PROBLEM TO SOLVE:
Without the pictures, print the lines running from the beginning of the material to the line containing "navy = '#0b3b8c'", both ends included.

COLLECTED DATA:
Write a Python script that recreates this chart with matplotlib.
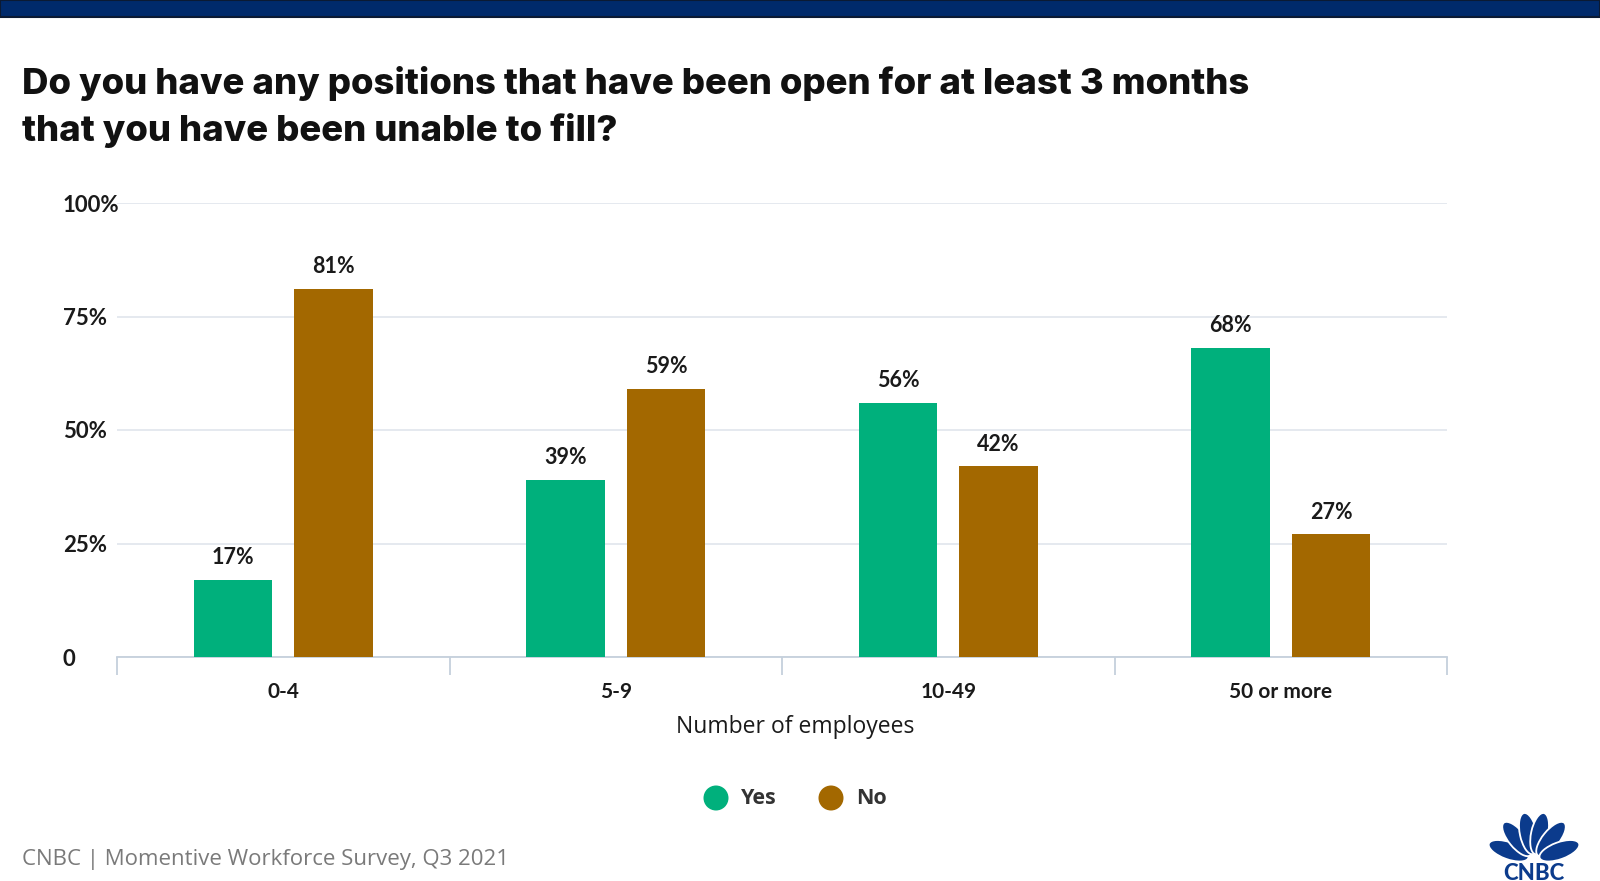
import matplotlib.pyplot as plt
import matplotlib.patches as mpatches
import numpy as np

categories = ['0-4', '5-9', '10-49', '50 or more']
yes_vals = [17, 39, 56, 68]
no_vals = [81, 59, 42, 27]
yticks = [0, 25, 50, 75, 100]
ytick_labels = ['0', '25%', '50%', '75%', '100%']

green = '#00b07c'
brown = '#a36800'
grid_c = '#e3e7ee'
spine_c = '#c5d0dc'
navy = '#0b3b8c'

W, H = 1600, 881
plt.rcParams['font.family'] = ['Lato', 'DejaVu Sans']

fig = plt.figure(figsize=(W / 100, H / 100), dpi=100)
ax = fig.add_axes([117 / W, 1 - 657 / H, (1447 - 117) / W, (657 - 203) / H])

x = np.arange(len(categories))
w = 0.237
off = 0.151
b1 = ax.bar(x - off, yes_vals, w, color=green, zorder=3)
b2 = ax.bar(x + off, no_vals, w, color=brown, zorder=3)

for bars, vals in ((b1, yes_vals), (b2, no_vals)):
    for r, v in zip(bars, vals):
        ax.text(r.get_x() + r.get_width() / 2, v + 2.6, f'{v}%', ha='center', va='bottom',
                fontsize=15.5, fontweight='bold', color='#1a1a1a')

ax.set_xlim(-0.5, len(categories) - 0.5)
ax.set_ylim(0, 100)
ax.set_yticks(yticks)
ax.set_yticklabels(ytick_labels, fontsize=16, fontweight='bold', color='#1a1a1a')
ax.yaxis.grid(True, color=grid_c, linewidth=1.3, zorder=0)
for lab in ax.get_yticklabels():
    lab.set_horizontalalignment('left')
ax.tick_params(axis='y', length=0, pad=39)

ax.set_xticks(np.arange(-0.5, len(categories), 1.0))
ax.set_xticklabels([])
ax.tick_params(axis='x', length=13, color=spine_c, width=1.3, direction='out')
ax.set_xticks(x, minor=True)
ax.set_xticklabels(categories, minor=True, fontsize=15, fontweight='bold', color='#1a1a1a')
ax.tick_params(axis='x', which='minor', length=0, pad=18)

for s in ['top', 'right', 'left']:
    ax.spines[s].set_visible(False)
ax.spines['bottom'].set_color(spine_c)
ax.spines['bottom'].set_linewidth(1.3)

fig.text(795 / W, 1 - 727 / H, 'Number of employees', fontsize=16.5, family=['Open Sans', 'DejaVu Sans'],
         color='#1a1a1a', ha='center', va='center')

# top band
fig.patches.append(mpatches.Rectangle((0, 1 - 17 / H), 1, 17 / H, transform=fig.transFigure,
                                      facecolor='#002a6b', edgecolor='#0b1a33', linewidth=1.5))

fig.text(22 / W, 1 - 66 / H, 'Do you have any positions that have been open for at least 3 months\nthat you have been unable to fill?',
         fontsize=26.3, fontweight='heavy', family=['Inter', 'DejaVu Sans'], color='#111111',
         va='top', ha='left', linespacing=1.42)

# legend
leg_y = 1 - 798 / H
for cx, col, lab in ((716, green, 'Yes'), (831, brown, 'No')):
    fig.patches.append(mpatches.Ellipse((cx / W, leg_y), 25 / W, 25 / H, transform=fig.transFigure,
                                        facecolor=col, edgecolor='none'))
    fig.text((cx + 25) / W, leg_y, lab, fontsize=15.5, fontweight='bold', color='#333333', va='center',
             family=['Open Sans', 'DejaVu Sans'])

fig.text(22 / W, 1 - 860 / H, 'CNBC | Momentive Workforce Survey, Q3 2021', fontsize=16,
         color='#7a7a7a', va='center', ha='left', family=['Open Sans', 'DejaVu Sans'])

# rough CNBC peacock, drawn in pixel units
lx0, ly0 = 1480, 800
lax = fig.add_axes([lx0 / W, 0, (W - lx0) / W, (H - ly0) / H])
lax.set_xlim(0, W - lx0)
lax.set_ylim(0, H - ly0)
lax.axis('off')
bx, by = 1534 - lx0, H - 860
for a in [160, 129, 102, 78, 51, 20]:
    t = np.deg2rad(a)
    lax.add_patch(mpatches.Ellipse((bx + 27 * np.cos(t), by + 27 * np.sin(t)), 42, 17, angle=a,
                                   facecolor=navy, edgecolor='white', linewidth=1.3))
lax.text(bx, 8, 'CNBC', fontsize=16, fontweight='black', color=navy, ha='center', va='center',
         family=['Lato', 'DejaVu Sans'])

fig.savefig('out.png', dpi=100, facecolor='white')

SOLUTION TO THIS EXERCISE:
Write a Python script that recreates this chart with matplotlib.
import matplotlib.pyplot as plt
import matplotlib.patches as mpatches
import numpy as np

categories = ['0-4', '5-9', '10-49', '50 or more']
yes_vals = [17, 39, 56, 68]
no_vals = [81, 59, 42, 27]
yticks = [0, 25, 50, 75, 100]
ytick_labels = ['0', '25%', '50%', '75%', '100%']

green = '#00b07c'
brown = '#a36800'
grid_c = '#e3e7ee'
spine_c = '#c5d0dc'
navy = '#0b3b8c'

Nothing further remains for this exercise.